Oklahoma-based Chesapeake Energy Corp. said Monday it will cut natural gas output, idle drilling rigs and reduce spending in gas fields by 70 percent because of low natural gas prices.


But the company is still interested in developing its liquid-rich holdings in the Utica shale in eastern Ohio.


Natural gas futures for February delivery climbed as much as 4.9 percent to $2.457 per million BTUs on the New York Mercantile Exchange after Chesapeake made its early-morning announcement. Futures had declined 18 percent this year.


Gas advanced for a second day after Chesapeake said it will “immediately curtail” output of 500 million cubic feet per day and will cut planned spending from $3.1 billion in 2011 to $900 million in gas fields.


The federal government last week reported there was nearly 3.3 trillion cubic feet of natural gas in storage in the United States as of Jan. 13, the latest available figure. The amount in storage was 539 billion cubic feet higher than a year ago and 566 billion cubic feet higher than the five-year average of 2.7 trillion cubic feet.


The natural gas reduction marks a 8 percent decline from 2011 levels, the company said.


It could reduce daily production by an additional 500 million cubic feet a day if conditions warrant, the energy giant said.

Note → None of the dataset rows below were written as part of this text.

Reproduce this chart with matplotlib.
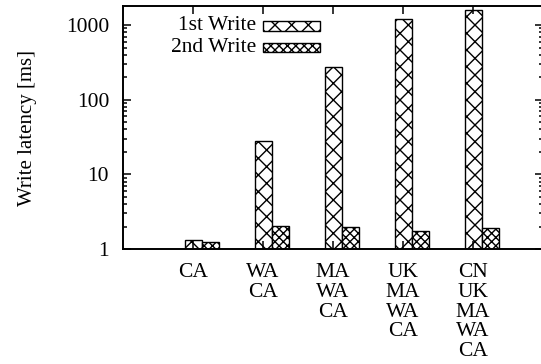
import matplotlib.pyplot as plt
from matplotlib.patches import Rectangle

sites = ["CA", "WA\nCA", "MA\nWA\nCA", "UK\nMA\nWA\nCA", "CN\nUK\nMA\nWA\nCA"]
first_write = [1.32, 28.2, 275, 1200, 1570]
second_write = [1.24, 2.03, 1.95, 1.73, 1.89]

plt.rcParams['font.family'] = ['Liberation Serif', 'DejaVu Serif']
plt.rcParams['hatch.linewidth'] = 1.0

fs = 15.5
fig = plt.figure(figsize=(5.41, 3.64), dpi=100)
fig.set_facecolor('white')
ax = fig.add_axes([0.2274, 0.3159, 0.7763, 0.6676])

w = 0.243
x = list(range(len(sites)))
ax.bar(x, first_write, width=w, facecolor='white', edgecolor='black',
       hatch='xx', linewidth=1.0, log=True)
ax.bar([i + w for i in x], second_write, width=w, facecolor='white', edgecolor='black',
       hatch='xxxx', linewidth=1.0, log=True)

ax.set_yscale('log')
ax.set_ylim(1, 1800)
ax.set_xlim(-1, 5)
ax.set_yticks([1, 10, 100, 1000])
ax.set_yticklabels(['1', '10', '100', '1000'])
ax.set_xticks(x)
ax.set_xticklabels(sites, linespacing=1.06, va='top')

for s in ax.spines.values():
    s.set_linewidth(1.4)
ax.tick_params(which='both', direction='in', top=True, right=True, labelsize=fs, width=1.1)
ax.tick_params(which='major', length=6)
ax.tick_params(which='minor', length=3)
ax.tick_params(axis='y', pad=10)
ax.tick_params(axis='x', pad=10)
ax.set_ylabel('Write latency [ms]', fontsize=15, labelpad=21)

# legend drawn in gnuplot style: text right-aligned, sample box after it
rows = [('1st Write', 'xx', 0.918), ('2nd Write', 'xxxx', 0.829)]
for label, hatch, yy in rows:
    ax.text(0.317, yy, label, transform=ax.transAxes, ha='right', va='center', fontsize=fs)
    ax.add_patch(Rectangle((0.333, yy - 0.02), 0.136, 0.04, transform=ax.transAxes,
                           facecolor='white', edgecolor='black', hatch=hatch,
                           linewidth=1.0, clip_on=False))

fig.savefig('out.png', dpi=100)
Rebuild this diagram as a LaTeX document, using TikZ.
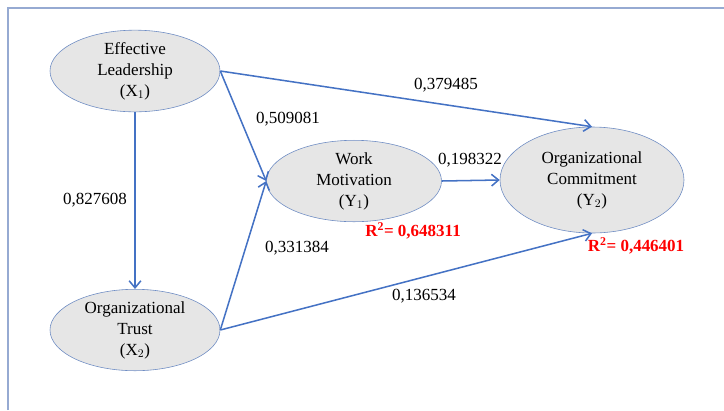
\documentclass[tikz,border=0pt]{standalone}
\usepackage{fontspec}
\setmainfont{Liberation Serif}
\usetikzlibrary{arrows, arrows.meta, shapes, positioning}

\definecolor{pathblue}{RGB}{68,114,196}
\definecolor{rimblue}{RGB}{110,140,195}
\definecolor{framblue}{RGB}{150,170,210}
\definecolor{latgray}{RGB}{230,230,230}

\tikzset{
  latent/.style={ellipse, draw=rimblue, fill=latgray, line width=0.5pt,
    align=center, inner sep=0pt, font=\fontsize{14.5}{18}\selectfont},
  path/.style={-{Straight Barb[length=6pt, width=10pt]}, draw=pathblue, line width=1.3pt},
  coef/.style={font=\fontsize{14.5}{16}\selectfont},
  rsq/.style={text=red, font=\fontsize{14.5}{16}\selectfont\bfseries}
}

\begin{document}
\begin{tikzpicture}[x=0.03cm, y=-0.03cm]
            \useasboundingbox (0,0) rectangle (724,410);
            \draw[framblue, line width=1.5pt] (8,410) -- (8,8) -- (724,8);

            \node[latent, minimum width=170*0.03cm, minimum height=78*0.03cm] (el) at (135, 71)
                {Effective\\Leadership\\(X$_1$)};
            \node[latent, minimum width=170*0.03cm, minimum height=78*0.03cm] (ot) at (135, 330)
                {Organizational\\Trust\\(X$_2$)};
            \node[latent, minimum width=175*0.03cm, minimum height=78*0.03cm] (wm) at (354, 181)
                {Work\\Motivation\\(Y$_1$)};
            \node[latent, minimum width=184*0.03cm, minimum height=106*0.03cm] (oc) at (592, 180)
                {Organizational\\Commitment\\(Y$_2$)};

            \draw[path] (el.south) -- (ot.north);
            \draw[path] (el.east) -- (wm.west);
            \draw[path] (el.east) -- (oc.north);
            \draw[path] (ot.east) -- (wm.west);
            \draw[path] (ot.east) -- (oc.south);
            \draw[path] (wm.east) -- (oc.west);

            \node[coef] (c1) at (95, 200) {0,827608};
            \node[coef] (c2) at (288, 119) {0,509081};
            \node[coef] (c3) at (446, 85) {0,379485};
            \node[coef] (c4) at (297, 248) {0,331384};
            \node[coef] (c5) at (424, 296) {0,136534};
            \node[coef] (c6) at (470, 160) {0,198322};

            \node[rsq] (r1) at (413, 231) {R\textsuperscript{2}= 0,648311};
            \node[rsq] (r2) at (636, 246) {R\textsuperscript{2}= 0,446401};
        \end{tikzpicture}
\end{document}
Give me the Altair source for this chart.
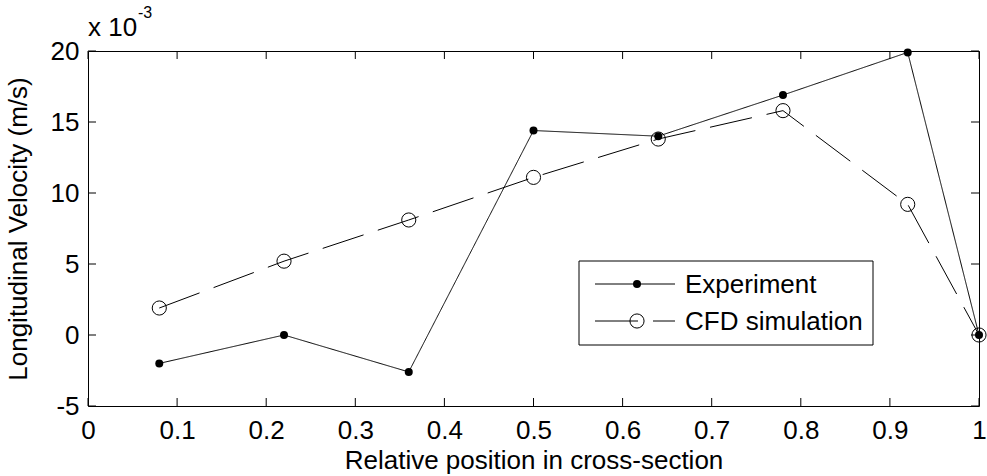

It also will defer gas-well completions and pipeline connections, whenever possible, the company said.


Chesapeake intends to reduce its working drilling rigs by nearly 50 percent: from 47 to 24 in the second quarter of 2012 in fields that produce only natural gas.


Those cuts will occur in the Marcellus shale in northeastern Pennsylvania, the Haynesville shale in Arkansas, Louisiana and Texas and the Barnett shale in Texas.


Those operations will be cut to what the company called “bare minimum levels” until natural gas prices rise.


Said Aubrey K. McClendon, Chesapeake’s chief executive, “An exceptionally mild winter to date has pressured U.S. natural gas prices to levels below our prior expectations and below levels that are economically attractive for developing dry gas plays in the U.S., shale or otherwise.”


Chesapeake said it intends to focus on liquid-rich plans — including Ohio’s Utica shale — that “offer superior returns in the current strong liquids price environment.”


Such wells are producing oil and certain so-called wet gases such as propane, ethane and butane, all of which are lucrative because they have a wide variety of uses.


Chesapeake has increased its wet gases from 32,000 barrels a day in 2009 to almost 110,000 barrels today and hopes to boost the total to 250,000 barrels by 2015.


Spending on undeveloped leases will fall to $1.4 billion in 2012, down from $3.4 billion in 2011 and $5.8 billion in 2010. It will be limited to areas where the company is already active, Chesapeake said.


Its announcement came with natural gas prices opening at a 10-year low of $2.231 per million BTUs.


“I think we have found a price level where companies are finally going to stop producing,” Phil Flynn, vice president of research at PFGBest in Chicago, told Bloomberg News. “With Chesapeake cutting back, traders are wondering who’s going to be next.”


Earlier, EQT Corp. said it will suspend drilling in Kentucky and Southwestern Energy Co. said it may slow production in Arkansas.


Natural gas futures closed Monday at $2.58 per 1,000 cubic feet.


Chesapeake, a major player in Ohio’s developing Utica shale, is the No. 2 U.S. natural gas producer. It produces about 9 percent of America’s natural gas.